Actions recognition from videos: some recent results
The amount of digital video content available is growing daily, on sites such as YouTube. Recent statistics on the YouTube website show that around 48 hours of video are uploaded every minute. This massive data production calls for automatic analysis. In this talk we present some recent results for action recognition in videos.
Bag-of-features have shown very good performance for action recognition in videos. We briefly review the underlying principles and introduce trajectory-based video features, which have shown to outperform the state of the art. These trajectory features are obtained by dense point sampling and tracking based on displacement information from a dense optical flow field. Trajectory descriptors are obtained with motion boundary histograms, which are robust to camera motion.
We, then, show how to move towards more structured representations by explicitly modelling human-object interactions. We learn how to represent a human actions as an interactions between persons and objects. We localize in space and track over time both the object and the person, and represent an action as the trajectory of the object with respect to the person position, i.e., our human-object interaction features capture the relative trajectory of the object with respect to the human.

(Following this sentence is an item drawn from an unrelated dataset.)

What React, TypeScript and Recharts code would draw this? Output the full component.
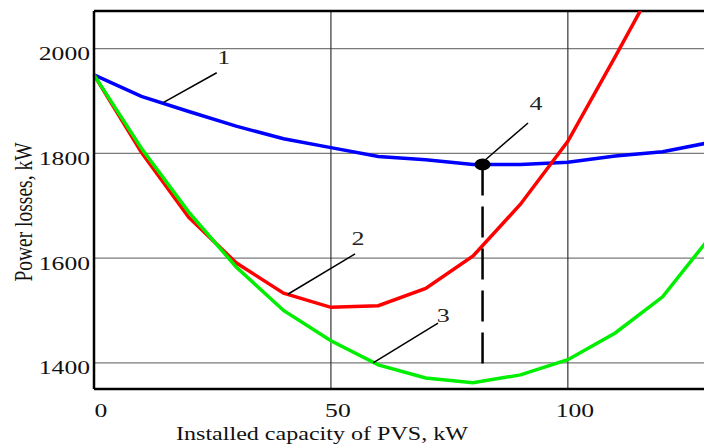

Cordelia Schmid holds a M.S. degree in Computer Science from the University of Karlsruhe and a Doctorate, also in Computer Science, from the Institut National Polytechnique de Grenoble (INPG). Her doctoral thesis on “Local Greyvalue Invariants for Image Matching and Retrieval” received the best thesis award from INPG in 1996. She received the Habilitation degree in 2001 for her thesis entitled “From Image Matching to Learning Visual Models”. Dr. Schmid was a post-doctoral research assistant in the Robotics Research Group of Oxford University in 1996–1997. Since 1997 she has held a permanent research position at INRIA Rhone-Alpes, where she is a research director and directs the INRIA team called LEAR for LEArning and Recognition in Vision. Dr. Schmid is the author of over a hundred technical publications. She has been an Associate Editor for IEEE PAMI (2001–2005) and for JJCV (2004—), a program chair of IEEE CVPR 2005 and ECCV 2012 as well as a general chair of IEEE CVPR 2015. In 2006, she was awarded the Longuet-Higgins prize for fundamental contributions in computer vision that have withstood the test of time. She is a fellow of IEEE. In 2012, she was awarded an ERC advanced grant.